I have a canned mysqldump file I use to create new Moodle sites instead of using the GUI (along with an automated system to create the databases and generate the ini files, but that’s a topic for another post another time). Since I wanted to avoid creating a vhost for every Moodle instance and having to bounce Apache every time I add a new one, I set up a wildcard domain to point at the moodle_shared webroot. But this should work equally well with explicitly-defined Apache vhosts.
Todo:
1) Modify the GUI config to have it write the ini files directly.
2) Look into having site-specific modules. As it stands right now, all sites get the same modules. So far we haven’t run into module conflicts or sites wanting customized versions of modules, but I expect it’s only a matter of time.
3) Performance and scaling testing. This seems to work well enough with the approximately 50 low traffic sites I’m running now, but I’m not sure how much of a penalty the reading and parsing of the ini file imposes. It may not scale well on high traffic sites.
3a) Not sure how well this might be adapted to a multi-server or clustered environment.

I doubt loading one config file is going to be the bottleneck on any moderately-loaded Moodle host — the number of PHP source files being parsed on any page load is probably in the dozens, so unless you’re doing heavy bytecode caching, that little INI file will be a drop in the bucket in terms of I/O.

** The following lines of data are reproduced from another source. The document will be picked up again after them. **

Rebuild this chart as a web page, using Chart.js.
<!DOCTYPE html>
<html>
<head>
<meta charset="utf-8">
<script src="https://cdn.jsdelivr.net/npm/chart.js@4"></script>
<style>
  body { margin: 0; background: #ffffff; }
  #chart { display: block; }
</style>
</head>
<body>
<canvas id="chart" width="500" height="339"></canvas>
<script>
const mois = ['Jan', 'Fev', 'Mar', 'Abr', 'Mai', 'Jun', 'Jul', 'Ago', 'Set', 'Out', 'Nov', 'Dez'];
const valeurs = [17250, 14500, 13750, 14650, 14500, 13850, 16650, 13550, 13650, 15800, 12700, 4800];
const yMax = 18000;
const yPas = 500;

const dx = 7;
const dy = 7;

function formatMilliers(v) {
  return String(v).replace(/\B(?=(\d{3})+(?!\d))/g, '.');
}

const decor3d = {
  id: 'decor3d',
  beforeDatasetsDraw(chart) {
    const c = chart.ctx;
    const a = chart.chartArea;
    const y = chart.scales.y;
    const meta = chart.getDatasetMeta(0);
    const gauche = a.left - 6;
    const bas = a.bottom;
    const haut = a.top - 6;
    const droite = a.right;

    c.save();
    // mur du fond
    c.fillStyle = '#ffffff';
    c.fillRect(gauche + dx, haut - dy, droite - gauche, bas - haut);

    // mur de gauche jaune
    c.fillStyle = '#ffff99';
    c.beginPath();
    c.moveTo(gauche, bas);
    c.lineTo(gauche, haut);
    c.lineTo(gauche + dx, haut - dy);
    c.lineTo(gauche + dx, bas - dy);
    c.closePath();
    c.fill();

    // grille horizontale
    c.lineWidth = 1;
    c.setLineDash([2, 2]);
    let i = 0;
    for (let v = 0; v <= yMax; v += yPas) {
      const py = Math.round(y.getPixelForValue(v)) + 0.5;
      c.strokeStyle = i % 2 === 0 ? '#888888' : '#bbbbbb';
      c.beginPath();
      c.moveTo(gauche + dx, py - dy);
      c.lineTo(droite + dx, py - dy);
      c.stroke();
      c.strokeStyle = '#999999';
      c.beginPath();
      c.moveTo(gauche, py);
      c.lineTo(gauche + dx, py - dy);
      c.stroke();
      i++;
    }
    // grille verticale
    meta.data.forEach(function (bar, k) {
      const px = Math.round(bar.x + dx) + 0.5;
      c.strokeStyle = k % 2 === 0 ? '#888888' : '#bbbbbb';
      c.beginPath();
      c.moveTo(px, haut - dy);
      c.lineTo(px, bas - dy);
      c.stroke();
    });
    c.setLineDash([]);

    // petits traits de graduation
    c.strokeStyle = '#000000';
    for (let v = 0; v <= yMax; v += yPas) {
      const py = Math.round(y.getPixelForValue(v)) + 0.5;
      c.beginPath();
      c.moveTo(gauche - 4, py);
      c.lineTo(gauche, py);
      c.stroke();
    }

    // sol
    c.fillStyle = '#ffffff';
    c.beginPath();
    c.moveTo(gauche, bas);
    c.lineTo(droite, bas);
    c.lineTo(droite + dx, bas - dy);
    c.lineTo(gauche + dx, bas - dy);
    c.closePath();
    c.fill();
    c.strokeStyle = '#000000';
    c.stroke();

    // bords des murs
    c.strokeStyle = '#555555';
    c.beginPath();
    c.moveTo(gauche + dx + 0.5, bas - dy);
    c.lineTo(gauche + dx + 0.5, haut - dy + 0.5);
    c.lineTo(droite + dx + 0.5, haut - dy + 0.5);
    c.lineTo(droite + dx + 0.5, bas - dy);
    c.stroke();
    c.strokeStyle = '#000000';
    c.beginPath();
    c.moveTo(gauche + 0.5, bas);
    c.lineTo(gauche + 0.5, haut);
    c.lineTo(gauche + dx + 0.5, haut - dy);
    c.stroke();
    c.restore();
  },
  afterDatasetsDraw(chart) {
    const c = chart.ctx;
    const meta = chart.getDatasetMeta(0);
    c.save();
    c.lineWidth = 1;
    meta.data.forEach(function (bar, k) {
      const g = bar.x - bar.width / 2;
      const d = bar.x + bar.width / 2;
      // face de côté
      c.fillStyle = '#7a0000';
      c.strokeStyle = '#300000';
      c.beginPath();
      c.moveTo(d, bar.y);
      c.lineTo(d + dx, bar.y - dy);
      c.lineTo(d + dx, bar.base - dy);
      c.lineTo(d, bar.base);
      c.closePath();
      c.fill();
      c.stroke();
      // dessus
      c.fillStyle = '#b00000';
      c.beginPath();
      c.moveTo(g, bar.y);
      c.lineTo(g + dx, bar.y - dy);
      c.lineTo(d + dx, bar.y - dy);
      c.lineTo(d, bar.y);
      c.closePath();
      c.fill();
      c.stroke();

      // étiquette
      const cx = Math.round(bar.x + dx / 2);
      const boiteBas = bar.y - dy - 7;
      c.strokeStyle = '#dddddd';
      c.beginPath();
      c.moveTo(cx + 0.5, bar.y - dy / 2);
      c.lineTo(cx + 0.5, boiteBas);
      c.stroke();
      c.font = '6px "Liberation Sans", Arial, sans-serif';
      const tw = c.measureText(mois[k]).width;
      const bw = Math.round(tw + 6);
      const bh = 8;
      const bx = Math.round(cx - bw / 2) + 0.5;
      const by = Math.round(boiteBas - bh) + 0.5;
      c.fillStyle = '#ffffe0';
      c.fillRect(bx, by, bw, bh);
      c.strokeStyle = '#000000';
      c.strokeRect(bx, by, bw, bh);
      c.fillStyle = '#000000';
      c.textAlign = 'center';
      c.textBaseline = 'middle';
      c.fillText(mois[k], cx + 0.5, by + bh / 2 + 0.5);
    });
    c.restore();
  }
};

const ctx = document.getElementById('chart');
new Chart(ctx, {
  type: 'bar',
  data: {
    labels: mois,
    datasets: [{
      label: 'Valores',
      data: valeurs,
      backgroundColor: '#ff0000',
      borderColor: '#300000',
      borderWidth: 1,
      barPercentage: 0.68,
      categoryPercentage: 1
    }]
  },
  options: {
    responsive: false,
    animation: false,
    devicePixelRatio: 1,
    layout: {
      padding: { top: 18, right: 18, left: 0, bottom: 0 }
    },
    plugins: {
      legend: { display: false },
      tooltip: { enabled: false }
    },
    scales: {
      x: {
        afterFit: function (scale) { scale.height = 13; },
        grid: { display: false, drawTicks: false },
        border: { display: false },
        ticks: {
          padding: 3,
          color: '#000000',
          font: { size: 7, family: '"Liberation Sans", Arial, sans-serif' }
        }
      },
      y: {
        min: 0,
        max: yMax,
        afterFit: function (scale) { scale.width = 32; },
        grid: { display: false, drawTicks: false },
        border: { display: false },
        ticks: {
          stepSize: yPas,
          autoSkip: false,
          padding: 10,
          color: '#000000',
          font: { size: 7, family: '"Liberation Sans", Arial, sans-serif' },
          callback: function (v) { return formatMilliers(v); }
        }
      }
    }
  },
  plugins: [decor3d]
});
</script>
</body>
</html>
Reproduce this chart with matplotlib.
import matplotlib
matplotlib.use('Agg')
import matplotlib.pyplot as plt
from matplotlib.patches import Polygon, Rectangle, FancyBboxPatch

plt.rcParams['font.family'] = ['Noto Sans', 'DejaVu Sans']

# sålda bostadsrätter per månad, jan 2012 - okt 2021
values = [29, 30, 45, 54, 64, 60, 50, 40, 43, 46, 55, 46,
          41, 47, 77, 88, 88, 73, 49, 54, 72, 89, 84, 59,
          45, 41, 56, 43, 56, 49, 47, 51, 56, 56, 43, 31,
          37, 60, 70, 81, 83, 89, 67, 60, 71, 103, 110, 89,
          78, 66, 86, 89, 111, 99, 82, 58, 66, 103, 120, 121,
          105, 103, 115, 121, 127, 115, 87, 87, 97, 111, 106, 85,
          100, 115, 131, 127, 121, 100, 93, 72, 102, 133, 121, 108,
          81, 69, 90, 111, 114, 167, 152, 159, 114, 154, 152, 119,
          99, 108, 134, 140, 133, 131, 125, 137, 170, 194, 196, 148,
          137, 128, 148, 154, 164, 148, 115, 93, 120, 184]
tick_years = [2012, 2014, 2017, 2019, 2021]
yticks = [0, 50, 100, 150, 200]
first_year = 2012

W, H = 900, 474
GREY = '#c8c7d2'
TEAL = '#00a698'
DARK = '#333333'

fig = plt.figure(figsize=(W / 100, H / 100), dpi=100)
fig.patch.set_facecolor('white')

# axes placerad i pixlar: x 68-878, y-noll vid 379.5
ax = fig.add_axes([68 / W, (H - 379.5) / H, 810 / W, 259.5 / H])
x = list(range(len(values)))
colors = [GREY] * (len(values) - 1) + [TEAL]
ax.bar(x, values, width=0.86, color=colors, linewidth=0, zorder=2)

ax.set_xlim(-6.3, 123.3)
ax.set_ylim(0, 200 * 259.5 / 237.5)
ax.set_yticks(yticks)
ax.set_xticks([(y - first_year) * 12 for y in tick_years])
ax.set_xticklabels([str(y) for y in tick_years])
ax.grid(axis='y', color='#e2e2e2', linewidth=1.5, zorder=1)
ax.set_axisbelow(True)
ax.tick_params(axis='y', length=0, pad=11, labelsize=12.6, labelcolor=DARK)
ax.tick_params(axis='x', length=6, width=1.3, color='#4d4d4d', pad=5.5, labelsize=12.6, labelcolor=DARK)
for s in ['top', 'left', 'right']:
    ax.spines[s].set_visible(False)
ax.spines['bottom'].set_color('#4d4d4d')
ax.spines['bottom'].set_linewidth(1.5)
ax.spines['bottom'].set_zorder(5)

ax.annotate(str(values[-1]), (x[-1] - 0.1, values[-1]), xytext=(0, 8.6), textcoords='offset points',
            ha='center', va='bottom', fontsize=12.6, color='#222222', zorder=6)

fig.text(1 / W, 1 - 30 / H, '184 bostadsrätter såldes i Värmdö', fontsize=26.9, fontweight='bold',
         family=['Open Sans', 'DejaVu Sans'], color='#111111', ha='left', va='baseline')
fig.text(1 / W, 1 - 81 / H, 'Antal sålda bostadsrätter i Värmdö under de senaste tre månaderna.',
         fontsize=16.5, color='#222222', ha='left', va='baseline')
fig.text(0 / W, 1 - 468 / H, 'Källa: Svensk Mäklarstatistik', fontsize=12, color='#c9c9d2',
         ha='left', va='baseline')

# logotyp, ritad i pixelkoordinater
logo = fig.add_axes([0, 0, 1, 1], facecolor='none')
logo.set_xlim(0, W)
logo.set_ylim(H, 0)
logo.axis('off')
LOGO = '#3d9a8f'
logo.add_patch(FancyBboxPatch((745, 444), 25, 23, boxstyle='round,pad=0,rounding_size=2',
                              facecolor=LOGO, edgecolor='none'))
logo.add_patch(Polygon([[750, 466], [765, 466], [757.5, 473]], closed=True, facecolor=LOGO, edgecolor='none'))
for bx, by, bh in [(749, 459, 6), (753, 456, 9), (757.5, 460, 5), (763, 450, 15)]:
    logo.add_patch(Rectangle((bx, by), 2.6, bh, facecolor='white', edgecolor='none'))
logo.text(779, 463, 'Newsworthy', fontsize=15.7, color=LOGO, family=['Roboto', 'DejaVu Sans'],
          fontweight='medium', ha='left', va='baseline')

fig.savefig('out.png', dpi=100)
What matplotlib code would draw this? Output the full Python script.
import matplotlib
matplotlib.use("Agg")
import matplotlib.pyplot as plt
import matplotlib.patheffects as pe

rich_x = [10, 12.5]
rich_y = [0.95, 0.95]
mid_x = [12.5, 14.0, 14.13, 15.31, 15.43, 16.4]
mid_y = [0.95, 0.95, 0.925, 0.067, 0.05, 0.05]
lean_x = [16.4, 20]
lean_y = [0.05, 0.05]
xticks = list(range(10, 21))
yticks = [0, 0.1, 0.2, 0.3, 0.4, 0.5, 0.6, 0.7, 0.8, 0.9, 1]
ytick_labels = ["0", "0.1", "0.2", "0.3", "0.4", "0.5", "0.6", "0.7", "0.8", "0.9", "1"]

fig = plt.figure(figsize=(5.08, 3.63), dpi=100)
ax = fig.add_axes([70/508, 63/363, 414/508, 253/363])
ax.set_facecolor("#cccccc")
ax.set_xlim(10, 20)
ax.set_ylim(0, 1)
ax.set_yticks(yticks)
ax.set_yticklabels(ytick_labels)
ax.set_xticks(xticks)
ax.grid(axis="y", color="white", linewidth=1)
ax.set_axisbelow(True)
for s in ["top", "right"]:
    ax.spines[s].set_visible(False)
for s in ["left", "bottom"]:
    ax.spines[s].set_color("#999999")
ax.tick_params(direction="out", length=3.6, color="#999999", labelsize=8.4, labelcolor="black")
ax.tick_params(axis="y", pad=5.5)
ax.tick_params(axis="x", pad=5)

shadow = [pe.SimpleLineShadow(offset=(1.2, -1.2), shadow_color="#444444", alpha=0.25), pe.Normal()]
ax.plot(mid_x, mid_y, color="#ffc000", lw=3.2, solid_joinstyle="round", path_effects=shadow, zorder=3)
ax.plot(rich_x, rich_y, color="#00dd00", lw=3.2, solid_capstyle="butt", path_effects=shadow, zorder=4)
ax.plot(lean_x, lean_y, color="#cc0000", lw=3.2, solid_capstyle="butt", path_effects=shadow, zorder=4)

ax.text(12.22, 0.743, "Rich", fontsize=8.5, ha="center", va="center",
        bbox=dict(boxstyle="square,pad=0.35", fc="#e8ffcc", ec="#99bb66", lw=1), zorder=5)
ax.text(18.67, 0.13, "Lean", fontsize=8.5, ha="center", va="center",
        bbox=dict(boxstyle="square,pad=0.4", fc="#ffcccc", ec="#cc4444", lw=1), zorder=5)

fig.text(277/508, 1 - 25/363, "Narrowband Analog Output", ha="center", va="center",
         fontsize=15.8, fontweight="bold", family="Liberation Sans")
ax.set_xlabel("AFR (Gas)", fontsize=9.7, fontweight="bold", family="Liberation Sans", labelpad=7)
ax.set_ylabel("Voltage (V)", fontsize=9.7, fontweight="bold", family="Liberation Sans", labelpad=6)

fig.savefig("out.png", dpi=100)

If it does become a bottleneck, though, you could always have Apache do the work for you, and add the configuration flags for each vhost as environment variables using rewrite directives. It does mean that your site provisioning process has to include generating an Apache config fragment for each vhost, but that also gives you a natural place to hang any other per-site options that should be handled at the web server.
Moving the database config into the web server setup would also have the (arguably minor) advantage of not requiring the web server effective UID to be able to read all the database passwords from disk. The Apache config stage happens before it drop root privs, so only root needs to be able to read and write the configuration fragments.